Historically, utilitarian thinking about law has been associated with 
the philosopher Jeremy Bentham. John Stuart Mill was a pupil of 
Bentham's and was the torch bearer for utilitarian philosophy throughout the late nineteenth century.
 In contemporary legal theory, the utilitarian approach is frequently 
championed by scholars who work in the law and economics tradition.
John Rawls
John Rawls was an American philosopher; a professor of political philosophy at Harvard University; and author of A Theory of Justice (1971), Political Liberalism, Justice as Fairness: A Restatement, and The Law of Peoples.

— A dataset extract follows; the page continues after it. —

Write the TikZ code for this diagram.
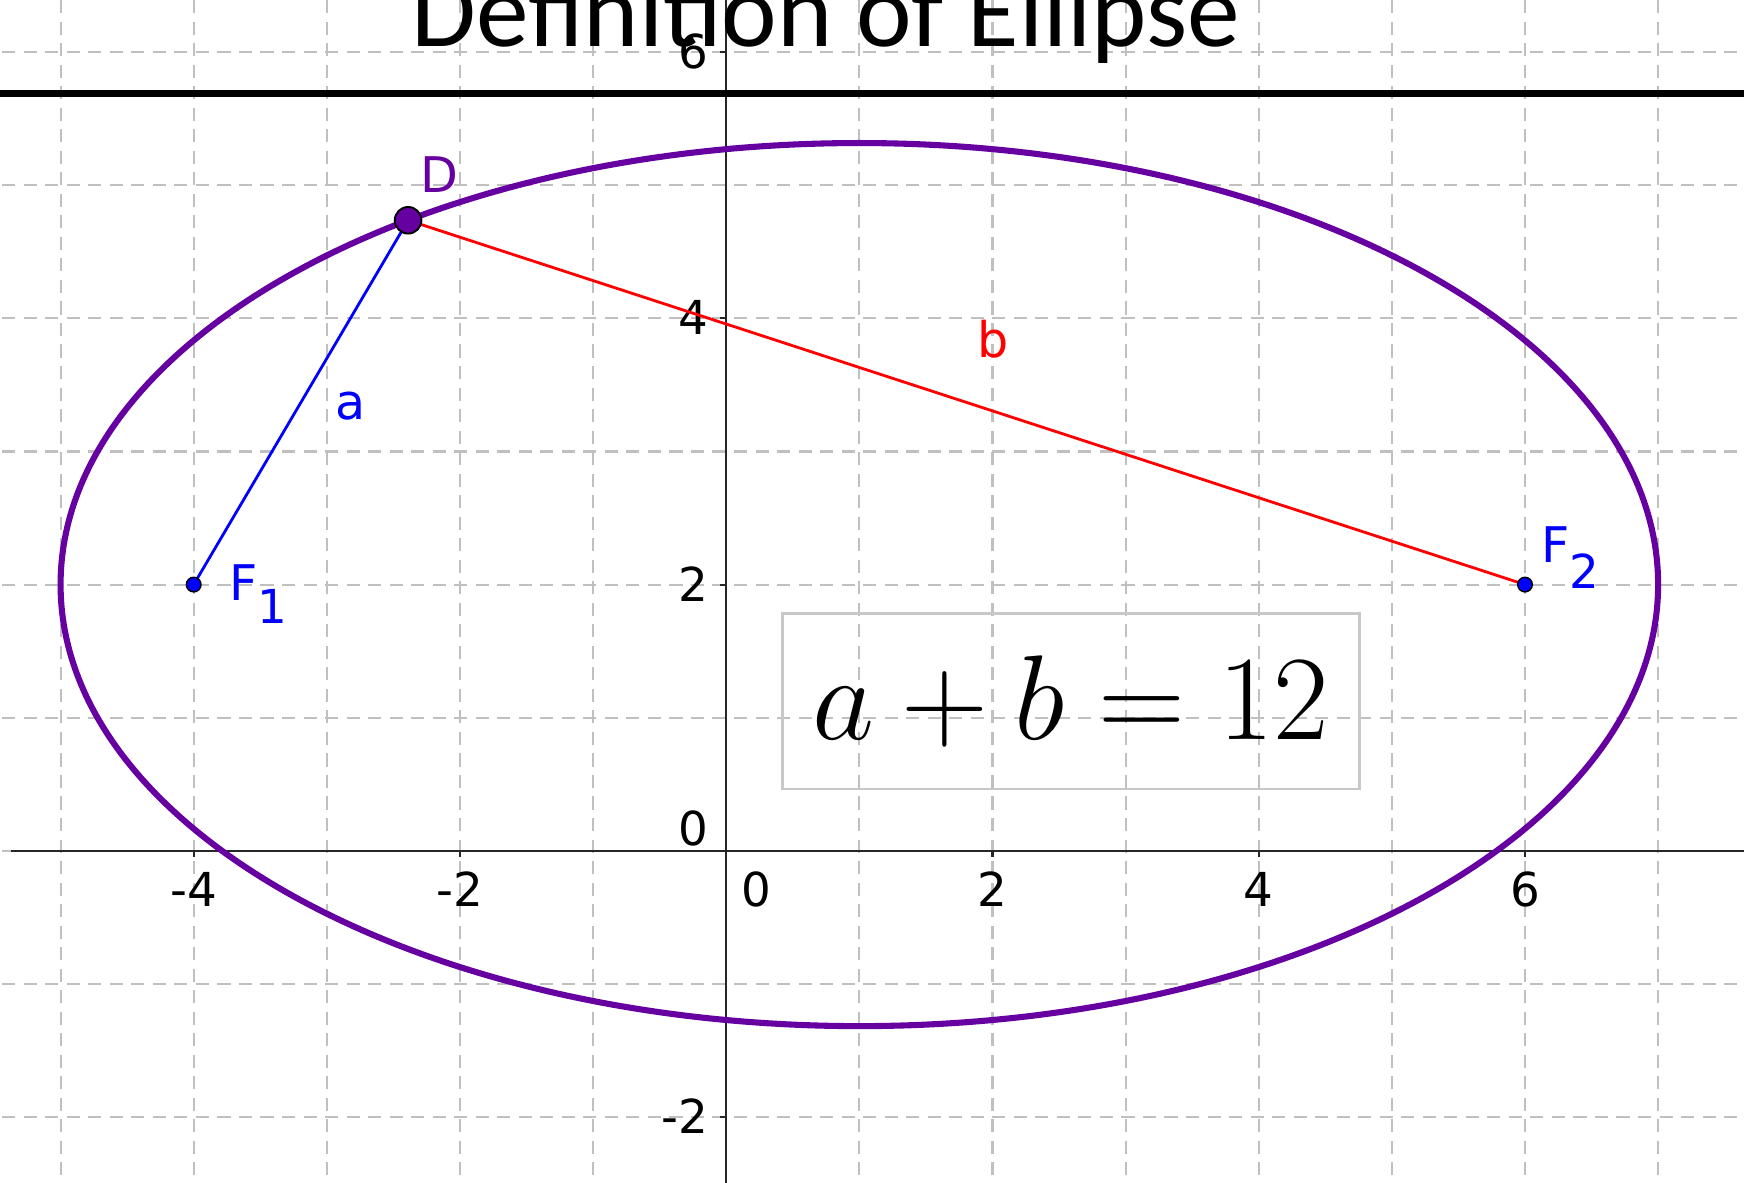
\documentclass[tikz,border=0pt]{standalone}
\usepackage{fontspec}
\setsansfont{DejaVu Sans}
\newfontfamily\titlefont{Carlito}
\usepackage{xcolor}
\usepackage{tikz}

\definecolor{ellpurple}{RGB}{102,0,160}
\definecolor{gridgray}{RGB}{192,192,192}
\definecolor{boxgray}{RGB}{200,200,200}

\begin{document}
\begin{tikzpicture}[font=\sffamily\fontsize{10.5}{12}\selectfont,
  gridline/.style={gridgray, line width=0.45pt, dash pattern=on 2.8pt off 1.8pt},
  axisline/.style={black!85, line width=0.45pt},
  ticklbl/.style={font=\sffamily\fontsize{10}{11}\selectfont, inner sep=0pt},
  focpt/.style={circle, fill=blue, draw=black, line width=0.3pt, inner sep=0pt, minimum size=1.1mm}]

\useasboundingbox (-5.455,-2.489) rectangle (7.645,6.391);
\clip (-5.455,-2.489) rectangle (7.645,6.391);

% grid
\foreach \x in {-5,...,7}
  \draw[gridline] (\x,-2.6) -- (\x,6.5);
\foreach \y in {-2,...,6}
  \draw[gridline] (-5.6,\y) -- (7.8,\y);

% axes
\draw[axisline] (-5.37,0) -- (7.8,0);
\draw[axisline] (0,-2.6) -- (0,6.5);
\foreach \x/\t in {-4/-4,-2/-2,2/2,4/4,6/6} {
  \draw[axisline] (\x,0) -- (\x,-0.05);
  \node[ticklbl, anchor=base] at (\x,-0.418) {\t};
}
\foreach \y/\t in {-2/-2,2/2,4/4,6/6} {
  \draw[axisline] (0,\y) -- (-0.05,\y);
  \node[ticklbl, anchor=base east] at (-0.13,\y-0.125) {\t};
}
\node[ticklbl, anchor=base] at (0.225,-0.418) {0};
\node[ticklbl, anchor=base east] at (-0.13,0.04) {0};

% title
\draw[line width=1.5pt] (-5.6,5.687) -- (7.8,5.687);
\node[anchor=base, inner sep=0pt] (title) at (0.75,6.04) {\titlefont\fontsize{22.5}{27}\selectfont Definition of Ellipse};

% ellipse, foci and point D
\draw[ellpurple, line width=1.3pt] (1,2) ellipse [x radius=6, y radius=3.3166];
\coordinate (F1) at (-4,2);
\coordinate (F2) at (6,2);
\coordinate (D) at ({1+6*cos(124.4)},{2+3.3166*sin(124.4)});
\draw[blue, line width=0.6pt] (F1) -- (D);
\draw[red, line width=0.6pt] (D) -- (F2);
\node[focpt] (f1pt) at (F1) {};
\node[focpt] (f2pt) at (F2) {};
\node[circle, fill=ellpurple, draw=black, line width=0.4pt, inner sep=0pt, minimum size=2mm] (dpt) at (D) {};

% labels
\node[ellpurple] (dlbl) at (-2.155,5.08) {D};
\node[blue] (albl) at (-2.82,3.34) {a};
\node[red] (blbl) at (2.005,3.84) {b};
\node[blue, anchor=base west, inner sep=0pt] (f1lbl) at (-3.74,1.88) {F\raisebox{-5pt}{\fontsize{10}{11}\selectfont 1}};
\node[blue, anchor=base west, inner sep=0pt] (f2lbl) at (6.116,2.164) {F\raisebox{-5.5pt}{\fontsize{10}{11}\selectfont 2}};

% sum box
\node[draw=boxgray, line width=0.5pt, minimum width=4.335cm, minimum height=1.316cm, inner sep=0pt] (sumbox) at (2.59,1.125) {\scalebox{1.036}{\fontsize{24.88}{29}\selectfont $a+b=12$}};

\end{tikzpicture}
\end{document}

 He is widely considered one of the most important English-language 
political philosophers of the 20th century. His theory of justice uses a
 method called "original position" to ask us which principles of justice
 we would choose to regulate the basic institutions of our society if we
 were behind a "veil of ignorance". Imagine we do not know who we 
are—our race, sex, wealth, status, class, or any distinguishing 
feature—so that we would not be biased in our own favour. Rawls argued 
from this "original position" that we would choose exactly the same 
political liberties for everyone, like freedom of speech, the right to 
vote, and so on. Also, we would choose a system where there is only 
inequality because that produces incentives enough for the economic 
well-being of all society, especially the poorest. This is Rawls's 
famous "difference principle". Justice is fairness, in the sense that 
the fairness of the original position of choice guarantees the fairness 
of the principles chosen in that position.
There are many other normative approaches to the philosophy of law, including critical legal studies and libertarian theories of law.